## What is needed:
Give back, word for word, only the lines from the opening of the records through the one with "bar_w = step * (1 - PAD_IN)". Pictures stay out.

## Task input:
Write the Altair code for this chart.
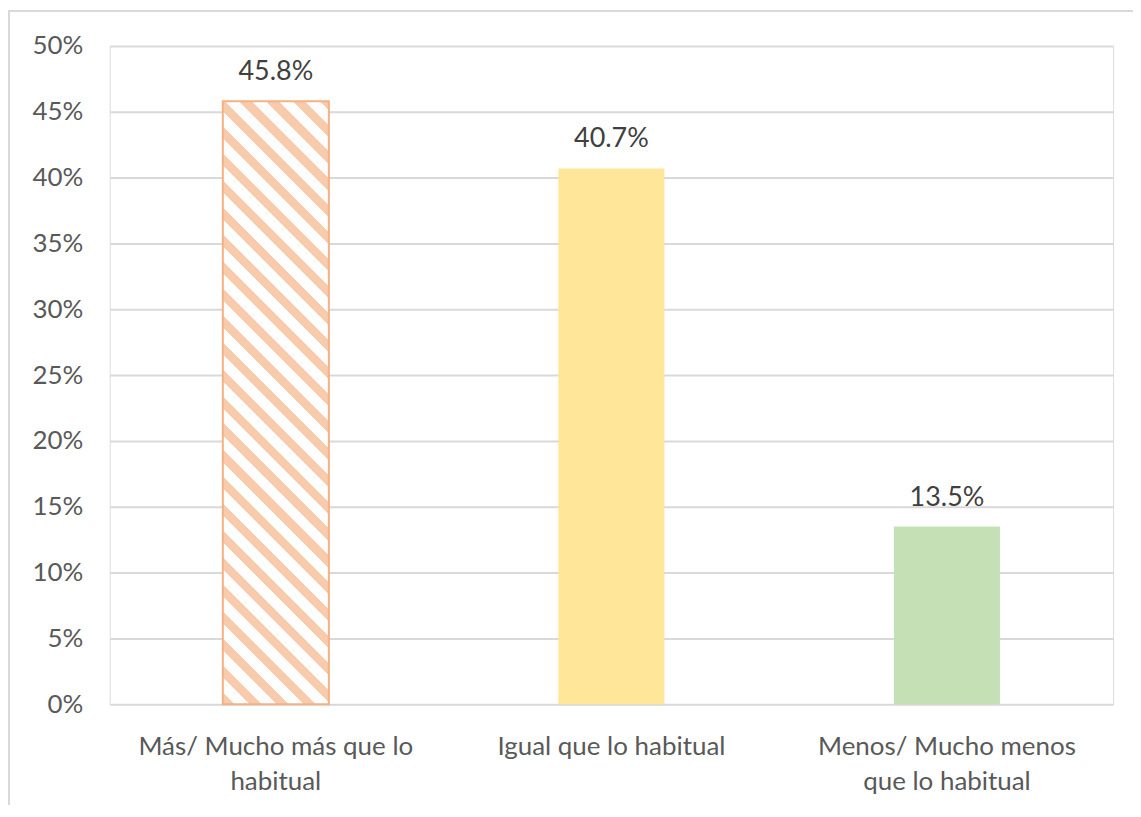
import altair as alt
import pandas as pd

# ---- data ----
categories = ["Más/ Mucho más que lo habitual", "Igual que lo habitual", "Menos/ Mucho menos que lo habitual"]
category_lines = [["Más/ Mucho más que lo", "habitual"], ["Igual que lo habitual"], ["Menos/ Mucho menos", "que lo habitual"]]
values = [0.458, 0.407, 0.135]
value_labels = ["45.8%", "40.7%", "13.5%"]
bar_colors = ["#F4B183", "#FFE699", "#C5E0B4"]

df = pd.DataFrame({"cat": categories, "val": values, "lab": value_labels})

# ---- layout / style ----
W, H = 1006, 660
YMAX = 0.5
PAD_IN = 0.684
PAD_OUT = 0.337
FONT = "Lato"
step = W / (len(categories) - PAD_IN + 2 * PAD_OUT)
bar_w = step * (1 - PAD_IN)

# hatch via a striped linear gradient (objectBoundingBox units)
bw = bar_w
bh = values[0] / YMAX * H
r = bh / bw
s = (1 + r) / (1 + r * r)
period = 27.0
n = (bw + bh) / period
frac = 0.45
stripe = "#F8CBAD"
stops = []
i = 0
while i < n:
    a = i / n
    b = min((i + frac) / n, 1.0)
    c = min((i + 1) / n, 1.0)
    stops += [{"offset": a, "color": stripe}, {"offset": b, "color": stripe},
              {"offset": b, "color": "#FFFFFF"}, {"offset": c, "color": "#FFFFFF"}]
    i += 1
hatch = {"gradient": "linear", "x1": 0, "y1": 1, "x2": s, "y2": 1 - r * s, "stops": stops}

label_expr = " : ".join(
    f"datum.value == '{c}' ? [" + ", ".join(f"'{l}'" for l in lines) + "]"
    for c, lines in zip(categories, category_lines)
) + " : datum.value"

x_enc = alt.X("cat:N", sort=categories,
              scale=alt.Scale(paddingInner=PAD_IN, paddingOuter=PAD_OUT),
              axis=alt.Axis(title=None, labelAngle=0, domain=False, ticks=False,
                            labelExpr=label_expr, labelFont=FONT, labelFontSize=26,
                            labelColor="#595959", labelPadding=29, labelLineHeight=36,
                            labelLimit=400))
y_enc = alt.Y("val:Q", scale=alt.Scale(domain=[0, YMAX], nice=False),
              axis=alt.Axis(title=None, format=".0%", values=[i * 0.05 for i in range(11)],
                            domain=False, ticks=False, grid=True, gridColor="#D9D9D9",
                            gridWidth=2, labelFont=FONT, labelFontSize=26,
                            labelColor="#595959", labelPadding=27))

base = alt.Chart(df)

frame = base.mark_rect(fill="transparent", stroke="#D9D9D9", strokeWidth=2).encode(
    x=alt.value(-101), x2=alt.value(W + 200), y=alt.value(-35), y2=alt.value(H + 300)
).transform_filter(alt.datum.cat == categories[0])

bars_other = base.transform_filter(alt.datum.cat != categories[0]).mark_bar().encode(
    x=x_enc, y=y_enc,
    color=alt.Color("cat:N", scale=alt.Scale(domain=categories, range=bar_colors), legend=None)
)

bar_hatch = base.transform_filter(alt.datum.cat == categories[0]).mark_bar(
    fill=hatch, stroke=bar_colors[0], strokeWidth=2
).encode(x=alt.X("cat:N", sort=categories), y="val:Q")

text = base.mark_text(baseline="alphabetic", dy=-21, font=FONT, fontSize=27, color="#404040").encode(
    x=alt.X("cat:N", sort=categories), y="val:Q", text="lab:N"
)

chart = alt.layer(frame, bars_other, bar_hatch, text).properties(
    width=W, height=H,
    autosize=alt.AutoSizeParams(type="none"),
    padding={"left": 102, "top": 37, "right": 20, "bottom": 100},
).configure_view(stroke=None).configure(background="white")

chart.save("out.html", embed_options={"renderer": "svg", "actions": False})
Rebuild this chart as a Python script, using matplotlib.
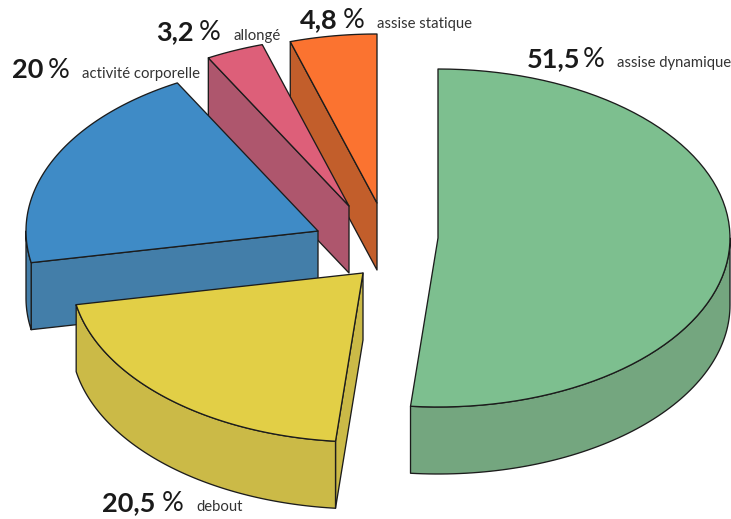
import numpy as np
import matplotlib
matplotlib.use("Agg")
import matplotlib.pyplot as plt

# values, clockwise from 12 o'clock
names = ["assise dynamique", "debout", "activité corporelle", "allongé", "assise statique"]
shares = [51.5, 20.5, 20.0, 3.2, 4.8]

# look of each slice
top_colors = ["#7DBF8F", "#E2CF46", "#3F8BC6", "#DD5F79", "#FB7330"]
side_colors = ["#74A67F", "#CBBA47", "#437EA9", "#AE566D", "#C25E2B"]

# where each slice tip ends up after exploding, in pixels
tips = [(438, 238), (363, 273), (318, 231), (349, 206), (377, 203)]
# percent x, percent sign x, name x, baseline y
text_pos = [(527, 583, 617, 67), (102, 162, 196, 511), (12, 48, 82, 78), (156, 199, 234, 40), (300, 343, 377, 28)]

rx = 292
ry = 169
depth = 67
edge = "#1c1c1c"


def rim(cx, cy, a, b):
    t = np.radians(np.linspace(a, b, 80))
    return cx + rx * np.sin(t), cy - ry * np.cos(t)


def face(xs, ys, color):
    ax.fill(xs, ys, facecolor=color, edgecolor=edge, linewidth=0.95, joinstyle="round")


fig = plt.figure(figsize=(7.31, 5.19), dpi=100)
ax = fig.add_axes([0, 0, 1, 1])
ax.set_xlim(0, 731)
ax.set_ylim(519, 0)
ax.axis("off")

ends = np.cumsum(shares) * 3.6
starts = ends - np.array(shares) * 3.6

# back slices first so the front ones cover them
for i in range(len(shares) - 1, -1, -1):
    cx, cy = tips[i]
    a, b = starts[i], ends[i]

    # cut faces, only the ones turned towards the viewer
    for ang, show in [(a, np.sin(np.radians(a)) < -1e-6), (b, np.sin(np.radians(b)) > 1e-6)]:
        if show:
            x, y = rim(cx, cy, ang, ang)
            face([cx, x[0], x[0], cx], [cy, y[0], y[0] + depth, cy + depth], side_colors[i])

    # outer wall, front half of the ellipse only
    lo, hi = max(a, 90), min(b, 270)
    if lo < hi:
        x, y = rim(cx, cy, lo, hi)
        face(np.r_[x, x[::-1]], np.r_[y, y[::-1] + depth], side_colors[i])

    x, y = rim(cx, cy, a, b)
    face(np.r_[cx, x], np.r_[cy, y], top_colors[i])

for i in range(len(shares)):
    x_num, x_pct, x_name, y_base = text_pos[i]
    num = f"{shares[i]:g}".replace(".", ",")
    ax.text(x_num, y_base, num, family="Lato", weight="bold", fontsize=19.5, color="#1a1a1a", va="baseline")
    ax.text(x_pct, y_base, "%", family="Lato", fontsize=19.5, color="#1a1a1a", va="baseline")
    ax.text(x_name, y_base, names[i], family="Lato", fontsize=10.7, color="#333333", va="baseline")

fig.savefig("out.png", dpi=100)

## Output for this task:
Write the Altair code for this chart.
import altair as alt
import pandas as pd

# ---- data ----
categories = ["Más/ Mucho más que lo habitual", "Igual que lo habitual", "Menos/ Mucho menos que lo habitual"]
category_lines = [["Más/ Mucho más que lo", "habitual"], ["Igual que lo habitual"], ["Menos/ Mucho menos", "que lo habitual"]]
values = [0.458, 0.407, 0.135]
value_labels = ["45.8%", "40.7%", "13.5%"]
bar_colors = ["#F4B183", "#FFE699", "#C5E0B4"]

df = pd.DataFrame({"cat": categories, "val": values, "lab": value_labels})

# ---- layout / style ----
W, H = 1006, 660
YMAX = 0.5
PAD_IN = 0.684
PAD_OUT = 0.337
FONT = "Lato"
step = W / (len(categories) - PAD_IN + 2 * PAD_OUT)
bar_w = step * (1 - PAD_IN)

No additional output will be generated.